As Burkitt (2014) explains, we have a feeling of our perceptions, experiences, and understandings as mine. They constitute our perception of reality, which can lead us to forget that other people might not experience, feel, or think the same way.

Shame and emotions are not private inner states emerging from some fixed core. Instead, they emerge in the social interactions in our everyday life, and these encounters make sense to us in the light of personal history, social expectations, and norms.

What is the idea the paper is referring to when it speaks about the 'positional triangle'?

This is an approach for analyzing dynamic interactions, in which there are conflicts over the interpretation of rights and duties.

This idea comes from Rom Harré (2012), who describes positioning as composed by three characteristics:

  1. Speech or other acts
  2. Storyline
  3. Positions

If one changes, the other ones change as well.

A participant in the study talked about suicide with a group of friends, where the narrative was "suicide is a selfish act."

Suddenly the participant realized that one of the people in the room had tried to commit suicide, thus changing the general positioning to feeling self-critical and shameful for not being more sensitive about the topic.

Thus, the individual changes their own allocation of rights and duties.

What is the mereological fallacy and why do people often fall into it?

The mereological fallacy refers to confusing a part for the whole.

An example of this could be when seeing a person blush and immediately interpreting the observed person's emotional state as shame.

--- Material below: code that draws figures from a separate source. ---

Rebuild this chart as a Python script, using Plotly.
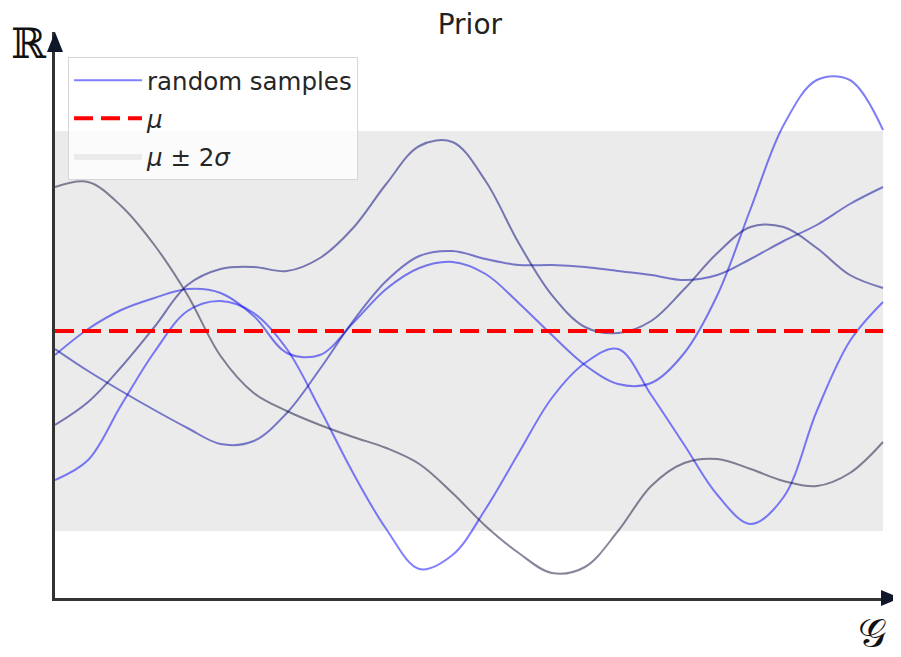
import plotly.graph_objects as go

# ---- data (x: position along G, 0..10 ; y: value in units of sigma) ----
MEAN = 0.0
SIGMA = 1.0
X_MAX = 10.0

x_grid = [0, 0.4, 0.8, 1.2, 1.6, 2.0, 2.4, 2.8, 3.2, 3.6, 4.0, 4.4, 4.8,
          5.2, 5.6, 6.0, 6.4, 6.8, 7.2, 7.6, 8.0, 8.4, 8.8, 9.2, 9.6, 10.0]

sample_a = [1.44, 1.49, 1.25, 0.86, 0.36, -0.25, -0.62, -0.80, -0.94, -1.06, -1.17, -1.33, -1.62,
            -1.95, -2.22, -2.42, -2.36, -2.00, -1.55, -1.32, -1.28, -1.38, -1.50, -1.55, -1.42, -1.11]
sample_b = [-1.49, -1.29, -0.74, -0.21, 0.20, 0.30, 0.18, -0.18, -0.78, -1.42, -1.98, -2.38, -2.24,
            -1.78, -1.22, -0.67, -0.32, -0.18, -0.64, -1.14, -1.64, -1.93, -1.66, -0.80, -0.10, 0.29]
sample_c = [-0.24, 0.02, 0.21, 0.33, 0.42, 0.38, 0.15, -0.22, -0.24, 0.08, 0.42, 0.63, 0.69,
            0.57, 0.28, -0.04, -0.34, -0.53, -0.52, -0.22, 0.36, 1.22, 2.06, 2.51, 2.51, 2.01]
sample_d = [-0.18, -0.40, -0.60, -0.79, -0.97, -1.13, -1.10, -0.82, -0.38, 0.10, 0.50, 0.75, 0.80,
            0.72, 0.66, 0.66, 0.64, 0.60, 0.56, 0.51, 0.56, 0.72, 0.90, 1.06, 1.27, 1.44]
sample_e = [-0.94, -0.71, -0.36, 0.04, 0.46, 0.62, 0.64, 0.60, 0.73, 1.03, 1.47, 1.85, 1.89,
            1.50, 0.88, 0.36, 0.04, -0.02, 0.10, 0.42, 0.78, 1.04, 1.04, 0.83, 0.56, 0.43]

samples = [
    (sample_b, "rgba(0,0,255,0.5)"),
    (sample_c, "rgba(0,0,235,0.5)"),
    (sample_d, "rgba(0,0,165,0.5)"),
    (sample_e, "rgba(0,0,120,0.5)"),
    (sample_a, "rgba(15,15,55,0.5)"),
]

Y_MIN, Y_MAX = -2.67, 2.99
X_RANGE_MAX = 10.205

fig = go.Figure()

# band mu +- 2 sigma
fig.add_trace(go.Scatter(
    x=[0, X_MAX, X_MAX, 0, 0],
    y=[MEAN + 2 * SIGMA, MEAN + 2 * SIGMA, MEAN - 2 * SIGMA, MEAN - 2 * SIGMA, MEAN + 2 * SIGMA],
    fill="toself", fillcolor="#ebebeb", line=dict(width=0), mode="lines",
    name="<i>μ</i> ± 2<i>σ</i>", legendrank=3, legendgroup="g3", hoverinfo="skip"))

for i, (ys, col) in enumerate(samples):
    fig.add_trace(go.Scatter(
        x=x_grid, y=ys, mode="lines", line=dict(color=col, width=2, shape="spline"),
        name="random samples", showlegend=(i == 0), legendrank=1, legendgroup="g1"))

fig.add_trace(go.Scatter(
    x=[0, X_MAX], y=[MEAN, MEAN], mode="lines",
    line=dict(color="red", width=4, dash="19px,8px"),
    name="<i>μ</i>", legendrank=2, legendgroup="g2"))

arrow_col = "#0f172a"
fig.add_shape(type="path", xref="paper", yref="paper", xsizemode="pixel", ysizemode="pixel",
              xanchor=1, yanchor=0, path="M 0 0 L -19 8 L -19 -8 Z",
              fillcolor=arrow_col, line=dict(width=0))
fig.add_shape(type="path", xref="paper", yref="paper", xsizemode="pixel", ysizemode="pixel",
              xanchor=0, yanchor=1, path="M 0 0 L 8 -20 L -8 -20 Z",
              fillcolor=arrow_col, line=dict(width=0))

fig.add_annotation(text="ℝ", xref="paper", yref="paper", x=-0.031, y=0.98,
                   showarrow=False, font=dict(family="DejaVu Serif", size=42, color="#111"),
                   xanchor="center", yanchor="middle")
fig.add_annotation(text="𝒢", xref="paper", yref="paper", x=0.967, y=-0.062,
                   showarrow=False, font=dict(family="DejaVu Serif", size=40, color="#111"),
                   xanchor="center", yanchor="middle")

fig.update_layout(
    width=893, height=649,
    margin=dict(l=47, r=1, t=24, b=59),
    paper_bgcolor="white", plot_bgcolor="white",
    title=dict(text="Prior", x=0.491, xref="paper", xanchor="center", y=0.975, yanchor="middle",
               font=dict(family="DejaVu Sans", size=28, color="#222")),
    xaxis=dict(range=[0, X_RANGE_MAX], showgrid=False, zeroline=False, showticklabels=False,
               ticks="", showline=True, linecolor="#333", linewidth=2.5),
    yaxis=dict(range=[Y_MIN, Y_MAX], showgrid=False, zeroline=False, showticklabels=False,
               ticks="", showline=True, linecolor="#333", linewidth=2.5),
    legend=dict(x=0.0154, y=0.956, xanchor="left", yanchor="top",
                bgcolor="rgba(255,255,255,0.8)", bordercolor="#d6d6d6", borderwidth=1,
                font=dict(family="DejaVu Sans", size=24.5, color="#262626"),
                itemwidth=68, traceorder="grouped", tracegroupgap=3),
    showlegend=True,
)

fig.write_html("out.html")
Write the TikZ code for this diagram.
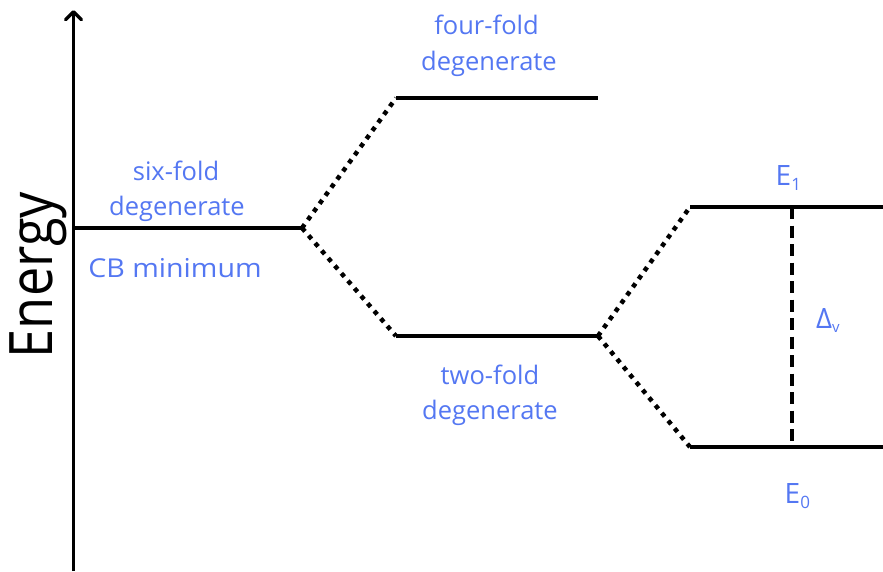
\documentclass[tikz,border=0pt]{standalone}
\usepackage{fontspec}
\setmainfont{Open Sans}
\usetikzlibrary{arrows.meta}
\definecolor{lblue}{RGB}{84,119,242}
\newcommand{\sbs}[2]{\raisebox{-#1pt}{\fontsize{17}{17}\selectfont #2}}
\begin{document}
\begin{tikzpicture}[x=1pt,y=-1pt,
  level/.style={line width=4.8pt},
  split/.style={line width=4.5pt,dash pattern=on 4.5pt off 5.5pt},
  gap/.style={line width=4.5pt,dash pattern=on 12pt off 6.5pt},
  lbl/.style={text=lblue,font=\fontsize{25.5}{30}\selectfont,inner sep=0pt,anchor=base},
  big/.style={text=lblue,font=\fontsize{28}{32}\selectfont,inner sep=0pt,anchor=base west}]
\useasboundingbox (0,0) rectangle (883,571);
% axis
\coordinate (ab) at (73.5,571);
\coordinate (at) at (73.5,10);
\draw[line width=3.5pt,line join=round,-{Straight Barb[length=8pt,width=16pt,line width=3.5pt,line join=round,line cap=round]}] (ab) -- (at);
\node[rotate=90,anchor=base,inner sep=0pt,font=\fontsize{60}{64}\selectfont] (en) at (52,275) {\scalebox{0.87}[1]{Energy}};
% levels
\coordinate (a1) at (73,228);   \coordinate (a2) at (302,228);
\coordinate (b1) at (396,98);   \coordinate (b2) at (598,98);
\coordinate (c1) at (396,336);  \coordinate (c2) at (598,336);
\coordinate (d1) at (690,207);  \coordinate (d2) at (883,207);
\coordinate (e1) at (690,447);  \coordinate (e2) at (883,447);
\coordinate (g1) at (792,207);  \coordinate (g2) at (792,447);
\draw[level] (a1) -- (a2);
\draw[level] (b1) -- (b2);
\draw[level] (c1) -- (c2);
\draw[level] (d1) -- (d2);
\draw[level] (e1) -- (e2);
\draw[split] (a2) -- (b1);
\draw[split] (a2) -- (c1);
\draw[split] (c2) -- (d1);
\draw[split] (c2) -- (e1);
\draw[gap] (g1) -- (g2);
% labels
\node[lbl] (t1) at (176,180) {six-fold};
\node[lbl] (t2) at (177,215) {degenerate};
\node[lbl,font=\fontsize{26}{30}\selectfont] (t3) at (175,277) {\scalebox{1.1}[1]{CB minimum}};
\node[lbl] (t4) at (486.5,34) {four-fold};
\node[lbl] (t5) at (489,70) {degenerate};
\node[lbl] (t6) at (490,384) {two-fold};
\node[lbl] (t7) at (490,419) {degenerate};
\node[big] (E1) at (775.5,185) {E\sbs{5.7}{1}};
\node[big] (E0) at (784.5,503) {E\sbs{5}{0}};
\node[big] (dv) at (816,328) {Δ\raisebox{-4pt}{\fontsize{15}{15}\selectfont v}};
\end{tikzpicture}
\end{document}
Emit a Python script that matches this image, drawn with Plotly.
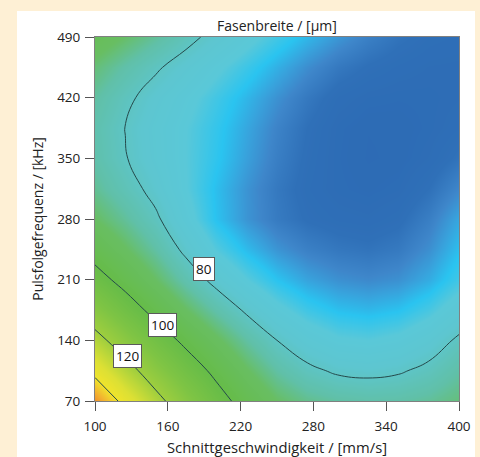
import plotly.graph_objects as go

# Values (response surface of Fasenbreite in µm)
schnittgeschwindigkeit = [100, 125, 150, 175, 200, 225, 250, 275, 300, 325, 350, 375, 400]   # mm/s
pulsfolgefrequenz = [70, 105, 140, 175, 210, 245, 280, 315, 350, 385, 420, 455, 490]         # kHz
fasenbreite = [
    [151.3, 136.4, 123.5, 112.7, 103.8, 96.2, 90.5, 87.2, 85.5, 84.7, 85.0, 86.3, 88.5],   # 70
    [136.7, 124.5, 113.9, 105.2, 97.8, 90.9, 85.3, 81.4, 79.1, 78.5, 79.3, 81.5, 85.1],    # 105
    [123.9, 113.9, 105.2, 97.9, 91.5, 85.3, 80.0, 76.0, 73.5, 72.9, 74.0, 76.7, 81.0],     # 140
    [112.9, 104.7, 97.2, 90.6, 84.6, 79.0, 74.3, 70.8, 68.6, 67.9, 68.8, 71.5, 75.8],      # 175
    [103.6, 96.9, 90.4, 83.9, 78.0, 73.0, 69.0, 66.2, 64.5, 63.8, 64.5, 66.9, 71.0],       # 210
    [96.2, 90.8, 85.1, 78.5, 72.5, 68.1, 64.8, 62.7, 61.5, 61.0, 61.8, 64.3, 68.5],        # 245
    [90.5, 86.1, 81.0, 74.7, 68.8, 64.8, 62.0, 60.3, 59.5, 59.2, 60.0, 62.5, 66.5],        # 280
    [86.6, 82.5, 78.1, 73.1, 68.5, 64.7, 61.7, 59.7, 58.6, 58.2, 58.7, 60.6, 63.6],        # 315
    [84.4, 80.3, 76.5, 72.9, 69.5, 65.8, 62.5, 60.1, 58.5, 57.8, 58.0, 59.1, 61.0],        # 350
    [84.0, 79.9, 76.2, 73.0, 69.9, 66.4, 63.1, 60.5, 58.6, 57.9, 58.0, 58.6, 59.6],        # 385
    [85.5, 81.3, 77.5, 74.2, 71.0, 67.7, 64.5, 61.7, 59.5, 58.7, 58.5, 58.6, 59.0],        # 420
    [88.8, 84.7, 80.8, 77.3, 73.8, 70.5, 67.2, 64.2, 61.7, 60.3, 59.5, 59.0, 58.9],        # 455
    [94.0, 90.0, 86.0, 81.9, 78.0, 74.4, 71.0, 67.8, 65.0, 62.7, 61.0, 59.9, 59.5],        # 490
]
x_ticks = [100, 160, 220, 280, 340, 400]
y_ticks = [70, 140, 210, 280, 350, 420, 490]
labelled_levels = [80, 100, 120]
label_v = [190, 156, 127]
label_p = [222, 158, 122]

colorscale = [
    [0.000, "#2B68B2"], [0.020, "#2C6AB4"], [0.055, "#2F70B8"], [0.085, "#3E86CA"],
    [0.110, "#38A2DC"], [0.140, "#2AC4F0"], [0.180, "#5AC8D8"], [0.230, "#5DC6D0"],
    [0.300, "#60C0A8"], [0.355, "#68BE62"], [0.450, "#66BC48"], [0.550, "#7EC444"],
    [0.650, "#9ECE3E"], [0.700, "#B8D63A"], [0.770, "#DCE034"], [0.850, "#F0E42C"],
    [0.920, "#F2B030"], [0.970, "#F08C2A"], [1.000, "#EE7A24"],
]

FONT = "Open Sans, Noto Sans, sans-serif"

fig = go.Figure()
fig.add_trace(go.Contour(
    x=schnittgeschwindigkeit, y=pulsfolgefrequenz, z=fasenbreite,
    colorscale=colorscale, zmin=55, zmax=155,
    showscale=False,
    contours=dict(coloring="heatmap", start=80, end=140, size=20, showlabels=False),
    line=dict(color="#24494a", width=1, smoothing=1.3),
    hoverinfo="skip",
))

for lv, lx, ly in zip(labelled_levels, label_v, label_p):
    fig.add_annotation(
        x=lx, y=ly, xref="x", yref="y", text=str(lv), showarrow=False,
        font=dict(family=FONT, size=13.5, color="#111"),
        bgcolor="white", bordercolor="#5a5a5a", borderwidth=1, borderpad=2,
    )

# white panel on cream page
fig.add_shape(type="rect", xref="paper", yref="paper",
              x0=-0.2143, x1=1.044, y0=-0.2, y1=1.0714,
              fillcolor="white", line=dict(width=0), layer="below")

axis_common = dict(
    ticks="outside", ticklen=9, tickcolor="#555", tickwidth=1,
    showline=True, linecolor="#808080", linewidth=1, mirror=True,
    showgrid=False, zeroline=False, automargin=False,
    tickfont=dict(family=FONT, size=13.5, color="#222"),
)
fig.update_xaxes(range=[100, 400], tickvals=x_ticks, ticklabelstandoff=4, **axis_common,
                 title=dict(text="Schnittgeschwindigkeit / [mm/s]", standoff=16,
                            font=dict(family=FONT, size=14.8, color="#222")))
fig.update_yaxes(range=[70, 490], tickvals=y_ticks, ticklabelstandoff=2, **axis_common,
                 title=dict(text="Pulsfolgefrequenz / [kHz]", standoff=10,
                            font=dict(family=FONT, size=14, color="#222")))

fig.update_layout(
    width=480, height=457,
    margin=dict(l=95, r=21, t=37, b=56),
    paper_bgcolor="#FEF0D5", plot_bgcolor="white",
    title=dict(text="Fasenbreite / [µm]", x=0.577, xanchor="center",
               y=1 - 26 / 457, yanchor="middle",
               font=dict(family=FONT, size=14, color="#222")),
    showlegend=False,
)

fig.write_html(
    "out.html",
    config={"displayModeBar": False},
    post_script="document.body.style.margin='0px';"
                "document.body.style.background='#FEF0D5';",
)
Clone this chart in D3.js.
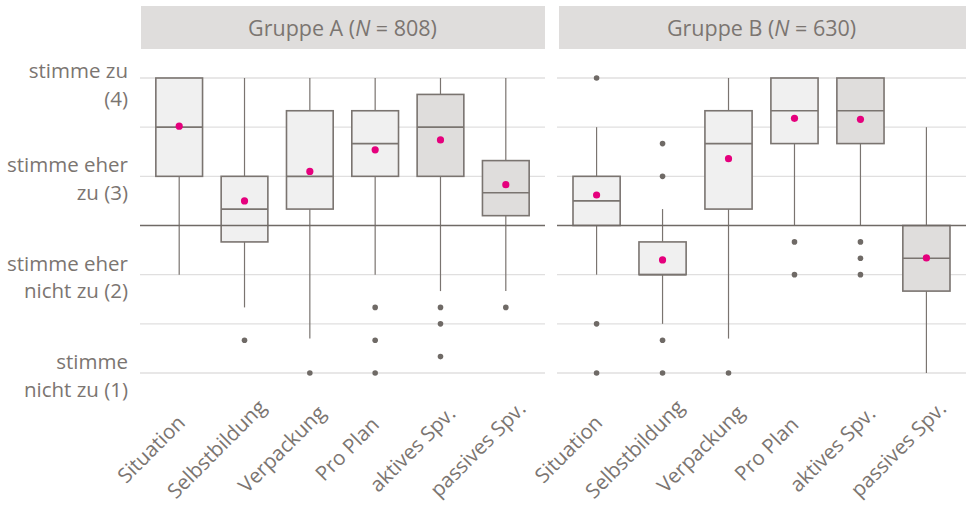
<!DOCTYPE html>
<html>
<head>
<meta charset="utf-8">
<script src="https://cdn.jsdelivr.net/npm/d3@7"></script>
<style>
  body { margin: 0; background: #fff; }
  svg text { font-family: "Open Sans", Roboto, sans-serif; fill: #7b7571; }
</style>
</head>
<body>
<svg id="chart" width="971" height="505"></svg>
<script>
// categories
var items = ["Situation", "Selbstbildung", "Verpackung", "Pro Plan", "aktives Spv.", "passives Spv."];
var groupNames = ["Gruppe A", "Gruppe B"];
var groupN = [808, 630];

// y ticks (scale 1..4)
var yTicks = [1, 2, 3, 4];
var yTickLabels = [["stimme", "nicht zu (1)"], ["stimme eher", "nicht zu (2)"], ["stimme eher", "zu (3)"], ["stimme zu", "(4)"]];
var gridValues = [1, 1.5, 2, 3, 3.5, 4];
var midValue = 2.5;

// box stats: [lower whisker, q1, median, q3, upper whisker]
var boxesA = [
  [2.0, 3.0, 3.5, 4.0, 4.0],
  [1.667, 2.333, 2.667, 3.0, 4.0],
  [1.35, 2.667, 3.0, 3.667, 4.0],
  [2.0, 3.0, 3.333, 3.667, 4.0],
  [1.833, 3.0, 3.5, 3.833, 4.0],
  [1.833, 2.6, 2.833, 3.16, 4.0]
];
var meansA = [3.51, 2.75, 3.05, 3.27, 3.37, 2.915];
var outliersA = [[], [1.333], [1.0], [1.667, 1.333, 1.0], [1.667, 1.5, 1.167], [1.667]];

var boxesB = [
  [2.0, 2.5, 2.75, 3.0, 3.5],
  [1.5, 2.0, 2.0, 2.333, 2.667],
  [1.35, 2.667, 3.333, 3.667, 4.0],
  [2.5, 3.333, 3.667, 4.0, 4.0],
  [2.5, 3.333, 3.667, 4.0, 4.0],
  [1.0, 1.833, 2.167, 2.5, 3.5]
];
var meansB = [2.81, 2.15, 3.18, 3.59, 3.58, 2.17];
var outliersB = [[4.0, 1.5, 1.0], [3.333, 3.0, 1.333, 1.0], [1.0], [2.333, 2.0], [2.333, 2.167, 2.0], []];

// which boxes get the darker fill
var darkItems = ["aktives Spv.", "passives Spv."];

var boxes = [boxesA, boxesB], means = [meansA, meansB], outliers = [outliersA, outliersB];

var svg = d3.select("#chart");

var panelX = [[140, 545], [557, 966]];
var stripTop = 6, stripBottom = 49;
var fontSize = 20.5;

var y = d3.scaleLinear().domain([1, 4]).range([373, 78]);

var col = {
  text: "#7b7571",
  strip: "#dfdddc",
  grid: "#e0dfdf",
  mid: "#6f6a66",
  stroke: "#7a7470",
  light: "#f0f0f0",
  dark: "#dfdddc",
  mean: "#e5007d",
  outlier: "#6f6a66"
};

// y axis labels, two lines each, kept inside the panel top
var yAxis = svg.append("g").attr("class", "y-labels");
yTicks.forEach(function(v, i) {
  var base = Math.max(y(v) - 4, y(4));
  var t = yAxis.append("text")
    .attr("text-anchor", "end")
    .style("font-size", fontSize + "px");
  yTickLabels[i].forEach(function(line, j) {
    t.append("tspan").attr("x", 128).attr("y", base + j * 27.5).text(line);
  });
});

groupNames.forEach(function(name, gi) {
  var x0 = panelX[gi][0], x1 = panelX[gi][1];
  var g = svg.append("g").attr("class", "panel");

  var x = d3.scalePoint().domain(items).range([x0, x1]).padding(0.6);
  var bw = x.step() * 0.715;

  // strip
  g.append("rect")
    .attr("x", x0 + (gi === 0 ? 1 : 2)).attr("y", stripTop)
    .attr("width", x1 - x0 - (gi === 0 ? 1 : 2)).attr("height", stripBottom - stripTop)
    .attr("fill", col.strip);
  var title = g.append("text")
    .attr("x", (x0 + x1) / 2).attr("y", 36)
    .attr("text-anchor", "middle")
    .style("font-size", "21.5px");
  title.append("tspan").text(name + " (");
  title.append("tspan").style("font-style", "italic").text("N");
  title.append("tspan").text(" = " + groupN[gi] + ")");

  // grid
  g.selectAll("line.grid").data(gridValues).enter().append("line")
    .attr("class", "grid")
    .attr("x1", x0).attr("x2", x1)
    .attr("y1", function(d) { return y(d); }).attr("y2", function(d) { return y(d); })
    .attr("stroke", col.grid).attr("stroke-width", 1.3);

  var data = items.map(function(it, i) {
    var b = boxes[gi][i];
    return { item: it, lo: b[0], q1: b[1], med: b[2], q3: b[3], hi: b[4], mean: means[gi][i], out: outliers[gi][i] };
  });

  var bx = g.selectAll("g.box").data(data).enter().append("g").attr("class", "box");

  // whiskers
  bx.append("line")
    .attr("x1", function(d) { return x(d.item); }).attr("x2", function(d) { return x(d.item); })
    .attr("y1", function(d) { return y(d.lo); }).attr("y2", function(d) { return y(d.q1); })
    .attr("stroke", col.stroke).attr("stroke-width", 1.2);
  bx.append("line")
    .attr("x1", function(d) { return x(d.item); }).attr("x2", function(d) { return x(d.item); })
    .attr("y1", function(d) { return y(d.q3); }).attr("y2", function(d) { return y(d.hi); })
    .attr("stroke", col.stroke).attr("stroke-width", 1.2);

  // boxes
  bx.append("rect")
    .attr("x", function(d) { return x(d.item) - bw / 2; })
    .attr("width", bw)
    .attr("y", function(d) { return y(d.q3); })
    .attr("height", function(d) { return y(d.q1) - y(d.q3); })
    .attr("fill", function(d) { return darkItems.indexOf(d.item) >= 0 ? col.dark : col.light; })
    .attr("stroke", col.stroke).attr("stroke-width", 1.6);

  // reference line at 2.5
  g.append("line")
    .attr("x1", x0).attr("x2", x1)
    .attr("y1", y(midValue)).attr("y2", y(midValue))
    .attr("stroke", col.mid).attr("stroke-width", 1.3);

  // medians
  bx.append("line")
    .attr("x1", function(d) { return x(d.item) - bw / 2; })
    .attr("x2", function(d) { return x(d.item) + bw / 2; })
    .attr("y1", function(d) { return y(d.med); }).attr("y2", function(d) { return y(d.med); })
    .attr("stroke", col.stroke).attr("stroke-width", 1.6);

  // outliers
  bx.selectAll("circle.out").data(function(d) { return d.out.map(function(v) { return { item: d.item, v: v }; }); })
    .enter().append("circle")
    .attr("class", "out")
    .attr("cx", function(d) { return x(d.item); })
    .attr("cy", function(d) { return y(d.v); })
    .attr("r", 2.8)
    .attr("fill", col.outlier);

  // means
  bx.append("circle")
    .attr("cx", function(d) { return x(d.item); })
    .attr("cy", function(d) { return y(d.mean); })
    .attr("r", 3.6)
    .attr("fill", col.mean);

  // x labels
  g.selectAll("text.xlab").data(items).enter().append("text")
    .attr("class", "xlab")
    .attr("transform", function(d) { return "translate(" + (x(d) - 28) + ",449) rotate(-45)"; })
    .attr("text-anchor", "middle")
    .attr("dy", "0.35em")
    .style("font-size", fontSize + "px")
    .text(function(d) { return d; });
});
</script>
</body>
</html>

That way you interpret a whole situation out of context by only including one aspect; the visible expression.

A reason why people might do this could be that expressions are visible for other people to see, making it an easy way of interpreting a situation and the emotional states of other people involved in it. However, concluding blushing as an expression of shame in a situation entails knowledge about the entire context of the interaction at hand.

What thought processes are individuals going through when they feel inclined to be judgmental?

Humans are social beings and we depend on others for survival. We are all trying to find a place in our social contexts, and we do this from a perception of what expectations are at stake in different situations.

We use self-control to stay within the frame of expectations, and when we fail to live up to these, we might feel shameful, which comprises an act of judgment towards ourselves: "Ugh, I should have known about this, I am so stupid."

This judgment can also be projected towards people around us, when we experience that others might not live up to the expectations we perceive to be in a context.

Did something unexpected emerge from your research? Something beyond the hypothesis?

An interesting finding was that the accounts of observed shame were often thematically identical to one's own shame experience. If one focused on getting good grades in their own experience of shame, this topic of appearance was also a key feature in their observation of shame in other people.

Moreover, the discussion of shame as maladaptive was also nuanced through this study.

Though an individual might react to shame by wanting to hide, self-criticize, or through anger, this negative attitude toward oneself and own actions need not be entirely negative in outcome.

It can lead the individual towards constructive reflections about oneself. This was seen by a few participants in this study.